The National Firearms Act, or NFA, was passed in 1934 and restricted things like short-barreled rifles and machine guns.
It didn’t ban anything, though. That came later.
But it did throw a tax on the purchase of any of these kinds of firearms as well as suppressors, which are considered a safety device in some parts of Europe.
Regardless, it seems that an op-ed writer has decided to opine on the topic of AR-15s.
What do AR-15s have to do with the NFA? Nothing, right now, but if this writer gets his way, we’d all have to jump through those hoops just to buy an AR-15.
In the 1930s, when America became disgusted with mass shootings by criminals using fully automatic weapons like Thompson submachine guns – Tommy guns, the kind that spray multiple bullets with a single pull of the trigger – Congress acted swiftly and decisively.

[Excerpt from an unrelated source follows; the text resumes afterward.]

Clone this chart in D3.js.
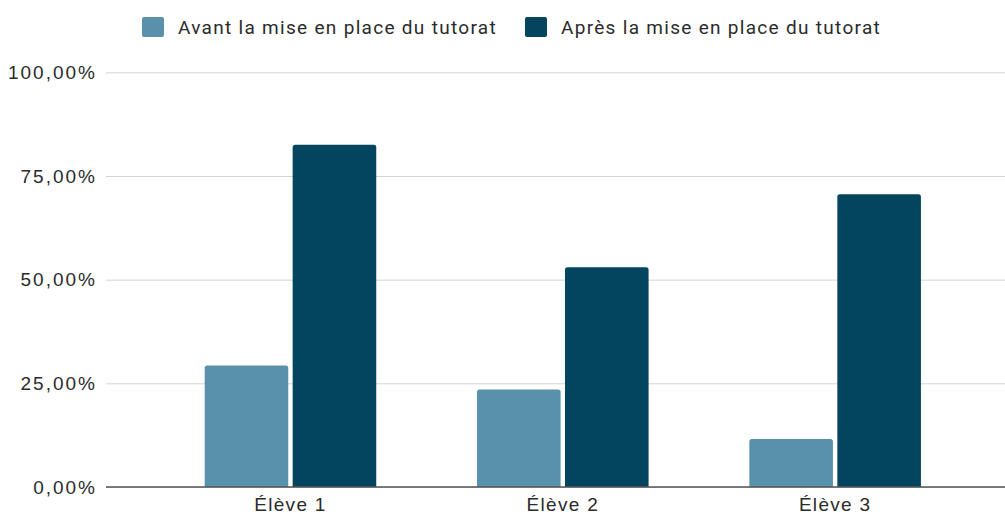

It didn’t ban the weapons outright but instead severely restricted their sale, ownership, use and transport. It imposed a $200 tax – about $4,500 in today’s dollars – for the purchase of a machine gun and imposed a heavy fine and jail time of up to 10 years for any thug caught with one that was unregistered.

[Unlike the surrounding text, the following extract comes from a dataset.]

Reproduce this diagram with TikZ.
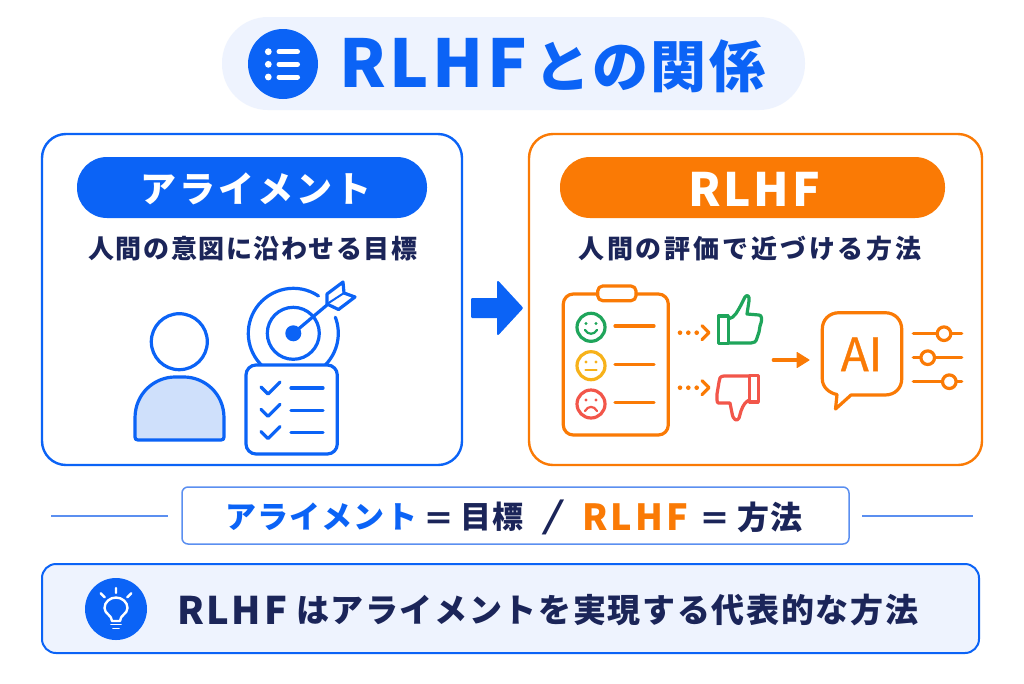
\documentclass[tikz,border=0pt]{standalone}
\usepackage{fontspec}
\setmainfont{Noto Sans CJK JP}
\newfontfamily\aifont[FakeBold=0.7]{Noto Sans CJK JP}
\usetikzlibrary{arrows.meta}
\definecolor{blu}{HTML}{0B63F6}
\definecolor{org}{HTML}{FA7A05}
\definecolor{pale}{HTML}{EEF3FE}
\definecolor{navy}{HTML}{1B2559}
\definecolor{fillb}{HTML}{CFE0FB}
\definecolor{grn}{HTML}{1FA55B}
\definecolor{yel}{HTML}{F7B21A}
\definecolor{rd}{HTML}{F2564A}
\definecolor{thinb}{HTML}{5B8FF0}
\newcommand{\ls}[2]{\fontsize{#1}{#1}\selectfont\bfseries\addfontfeature{LetterSpace=#2}}
\tikzset{
 txt/.style={inner sep=0pt,outer sep=0pt,anchor=center},
 panel/.style={draw,line width=2.4pt,fill=white,rounded corners=24},
 ic/.style={line width=3.2pt,line cap=round,line join=round},
 icb/.style={ic,draw=blu},
 ico/.style={ic,draw=org},
 whiteic/.style={line width=2.4pt,line cap=round,line join=round,draw=white},
}
\begin{document}
\begin{tikzpicture}[x=1pt,y=-1pt]
\useasboundingbox (0,0) rectangle (1024,683);
\fill[white] (0,0) rectangle (1024,683);
% title
\fill[pale,rounded corners=46] (222,17) rectangle (805,110);
\node[circle,fill=blu,minimum size=70pt,inner sep=0pt] (ticon) at (283,64) {};
\foreach \yy in {51.7,64.3,77}{
 \fill[white] (268.3,\yy) circle (3.4);
 \draw[white,line width=5pt,line cap=round] (279,\yy) -- (297.5,\yy);
}
\node[txt,text=blu] (title) at (552.5,66) {\ls{66}{5}RLHF\kern 8pt\ls{56}{4}との関係};
% panels
\draw[panel,draw=blu] (42,134) rectangle (462,465);
\draw[panel,draw=org] (529,134) rectangle (982,465);
\fill[blu,rounded corners=30] (77,157) rectangle (427,218);
\fill[org,rounded corners=30] (560,157) rectangle (945,218);
\node[txt,text=white] (lp) at (256,189) {\ls{36}{8}アライメント};
\node[txt,text=white] (rp) at (754,189) {\ls{46}{6}RLHF};
\node[txt,text=navy] (ls) at (253,249) {\ls{26}{6}人間の意図に沿わせる目標};
\node[txt,text=navy] (rs) at (750,249) {\ls{26}{11}人間の評価で近づける方法};
% person
\draw[icb] (179.3,341.7) circle (28);
\draw[icb,fill=fillb] (135,437) -- (135,418) .. controls (135,393) and (155,377) .. (175,377) -- (184,377) .. controls (204,377) and (224,393) .. (224,418) -- (224,437) .. controls (224,439) and (223,440) .. (221,440) -- (138,440) .. controls (136,440) and (135,439) .. (135,437) -- cycle;
% target
\draw[icb] (293.3,333.3) ++(-56:45) arc (-56:-226:45);
\draw[icb] (293.3,333.3) ++(-21:45) arc (-21:44:45);
\draw[icb] (293.3,333.3) circle (26);
\fill[blu] (293.3,333.3) circle (8);
\draw[icb] (293.3,333.3) -- (327,305);
\draw[icb] (327,294) -- (343,282) -- (344,293) -- (355,297) -- (338.5,309.5) -- (327,304) -- cycle;
\draw[icb,line width=2pt] (327,304) -- (344,293);
% checklist
\draw[icb,fill=white,rounded corners=10] (246,365) rectangle (337.3,454);
\foreach \yy in {0,22.3,44.6}{
 \draw[icb] (261,387+\yy) -- (268,394+\yy) -- (280,382+\yy);
 \draw[icb] (291,388+\yy) -- (323,388+\yy);
}
% main arrow
\fill[blu,draw=blu,line width=2pt,line join=round] (472,299) -- (498,299) -- (498,282) -- (522,308) -- (498,334) -- (498,317) -- (472,317) -- cycle;
% clipboard
\draw[ico,rounded corners=10] (563.3,294) rectangle (668.3,435);
\draw[ico,fill=white,rounded corners=5] (597.7,286) rectangle (636,300.7);
\draw[ic,draw=grn] (591,327.3) circle (14);
\fill[grn] (586,323.5) circle (1.7) (596,323.5) circle (1.7);
\draw[ic,draw=grn,line width=2.2pt] (585,330) .. controls (588,335) and (594,335) .. (597,330);
\draw[ic,draw=yel] (591,365.7) circle (14);
\fill[yel] (586,362) circle (1.7) (596,362) circle (1.7);
\draw[ic,draw=yel,line width=2.2pt] (585.5,370) -- (596.5,370);
\draw[ic,draw=rd] (591,404) circle (14);
\fill[rd] (586,400) circle (1.7) (596,400) circle (1.7);
\draw[ic,draw=rd,line width=2.2pt] (585,411) .. controls (588,405.5) and (594,405.5) .. (597,411);
\foreach \yy in {326,364.3,402.7}{\draw[ico] (615,\yy) -- (654,\yy);}
% dotted arrows
\foreach \yy in {332.7,387.7}{
 \fill[org] (680,\yy) circle (2.3) (688.3,\yy) circle (2.3) (696.7,\yy) circle (2.3);
 \draw[ico] (702,\yy-7) -- (709,\yy) -- (702,\yy+7);
}
% thumbs up
\draw[ic,draw=grn] (718.3,316) rectangle (728.3,343.3);
\draw[ic,draw=grn] (728.3,319) .. controls (735,318) and (738,310) .. (741,305) -- (745,297) .. controls (747,294) and (750,296) .. (749,301) -- (747,314) -- (759,315) .. controls (762,315) and (762,320) .. (761,323) -- (760,326) -- (759,332) -- (757,338) .. controls (756,342) and (754,343) .. (751,343) -- (728.3,343);
% thumbs down
\draw[ic,draw=rd] (749.5,375.5) rectangle (758.3,402);
\draw[ic,draw=rd] (749.5,376) -- (724,376) .. controls (720,376) and (719,379) .. (719,382) -- (718,388) -- (717,394) -- (717,400) .. controls (717,404) and (719,403) .. (722,403) -- (730,403) -- (732,413) .. controls (733,420) and (737,422) .. (739,418) -- (741,411) .. controls (743,405) and (746,401) .. (749.5,400);
% arrow to AI
\draw[ico] (773.3,360) -- (798,360);
\fill[org,draw=org,line width=1pt,line join=round] (797,352.5) -- (809,360) -- (797,367.5) -- cycle;
% AI bubble
\draw[ico] (839,312.7) -- (885,312.7) .. controls (895,312.7) and (901.7,320) .. (901.7,329) -- (901.7,379) .. controls (901.7,388) and (895,395) .. (885,395) -- (851,395) -- (835.5,409) -- (837,394.5) .. controls (829,393) and (822.3,387) .. (822.3,379) -- (822.3,329) .. controls (822.3,320) and (829,312.7) .. (839,312.7) -- cycle;
\node[txt,text=org] (ai) at (861.5,354.3) {\fontsize{46}{46}\aifont AI};
% sliders
\foreach \yy/\kx in {333.7/944,357.7/927.7,381.7/949.3}{
 \draw[ico] (913.3,\yy) -- (961.7,\yy);
 \draw[ico,fill=white] (\kx,\yy) circle (6.8);
}
% summary row
\draw[thinb,line width=1.3pt] (51,516) -- (168,516);
\draw[thinb,line width=1.3pt] (862,516) -- (973,516);
\draw[thinb,line width=1.5pt,rounded corners=6] (182,487) rectangle (849,544);
\node[txt,anchor=west,text=blu] (s1) at (225,517) {\ls{31}{4}アライメント};
\node[txt,anchor=west,text=navy] (s2) at (423,522) {\ls{31}{0}＝};
\node[txt,anchor=west,text=navy] (s3) at (460,517) {\ls{31}{4}目標};
\node[txt,text=navy,xscale=1.7,transform shape] (s4) at (553.5,517) {\fontsize{36}{36}\selectfont /};
\node[txt,anchor=west,text=org] (s5) at (582,517) {\ls{36}{9}RLHF};
\node[txt,anchor=west,text=navy] (s6) at (699,522) {\ls{31}{0}＝};
\node[txt,anchor=west,text=navy] (s7) at (737,517) {\ls{32}{4}方法};
% bottom box
\draw[blu,line width=2pt,fill=pale,rounded corners=14] (42,564) rectangle (979,653);
\node[circle,fill=blu,minimum size=62pt,inner sep=0pt] (bulb) at (116,609) {};
\draw[whiteic] (112,621) .. controls (112,615) and (104.5,614) .. (104.5,608) .. controls (104.5,602) and (110,597.5) .. (116,597.5) .. controls (122,597.5) and (127.5,602) .. (127.5,608) .. controls (127.5,614) and (120,615) .. (120,621) -- cycle;
\draw[whiteic,line width=1.8pt] (111,624.5) -- (121,624.5) (113,628.5) -- (119,628.5);
\draw[whiteic] (116,588) -- (116,593) (100.7,593.3) -- (104.7,597.3) (131.3,593.3) -- (127.3,597.3);
\node[txt,anchor=west,text=navy] (b1) at (177,610) {\ls{38}{7}RLHF};
\node[txt,anchor=west,text=navy] (b2) at (296,610) {\ls{33}{5}はアライメントを実現する代表的な方法};
\end{tikzpicture}
\end{document}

It was, in everything but the name, a ban. And it was spectacularly effective in reducing gun violence. In the 89 years since the passage of the National Firearms Act of 1934, there have been only four confirmed instances of legally owned machine guns used in crimes where someone was killed. And they’ve never been used in a mass killing. Compare that to the long list of mass shootings in just the past decade that killed dozens of people in which the common denominator was a semi-automatic assault-style weapon – Orlando, Parkland, Sandy Hook, Aurora, Buffalo, Uvalde and now in my home state of Maine.
Politicians and gun rights advocates who offer prayer as the only solution to today’s gun violence, and claim that gun control doesn’t work, have forgotten their history. It worked in the 1930s and it can work today.
It actually wasn’t effective.
The criminals who have murdered people with machine guns didn’t jump through the NFA hoops. Those who will go through the steps required to get an actual machine gun were never the kind who would use it to commit murder, but criminals will.
Yet when you cherry-pick your data, you can make it look like the law really made an impact when it didn’t.
Further, the NFA did nothing to reduce the homicide rate in the 1930s in general. That didn’t happen until the repeal of Prohibition, when the mob lost a lot of the incentive to fight for physical territory.
So it didn’t actually work in the 1930s.
But then again, the author of this also wrote this:
Congress took swift action in the 1930s because Tommy Guns were a clear and present danger. They were cheap, light, powerful and easily concealable, the same characteristics that define today’s assault-style weapons.
Now, I just quoted that part of the paragraph because I wanted to illustrate that this guy who likes to present this nonsense from a position of authority doesn’t actually know what he’s talking about.
First, the Thompson fires .45 ACP rounds, which are pistol rounds. It may fire a lot of them, but it’s still a pistol round. That’s not powerful by any stretch of the imagination. Further, the Thompson weighs over 10 pounds. The 1903 Springfield weighed about two pounds less, and it was the main rifle for the US Army up until 1936.
Meanwhile, the standard AR-15 is anything but easily concealable. It’s a freaking rifle, for crying out loud. You’re not strapping one one under your t-shirt. If you could, I know a lot of people who would do just that. Only, you can’t.
That’s why the NFA restricted short-barreled rifles separately from machine guns.
Further, what makes this guy think that we’d roll over for listing so-called assault weapons as NFA items when we won’t roll over for a ban. He even argues that the NFA was a ban in all but name and yet, he thinks we’ll still just take it?
The author here keeps saying stuff authoritatively and yet clearly knows almost nothing. Moreover, he’s not an unbiased observer. He’s a political hack.
Here’s his bio:
Dennis Bailey is a Maine native and former reporter at the Portland Press Herald who served as communications director for Gov. Angus King (now U.S. Sen. Angus King). Bailey now lives in Portugal, a country with sensible gun laws and no mass killings.
On the flip side, I’m sure these guys will be glad there are no mass killings in Portugal.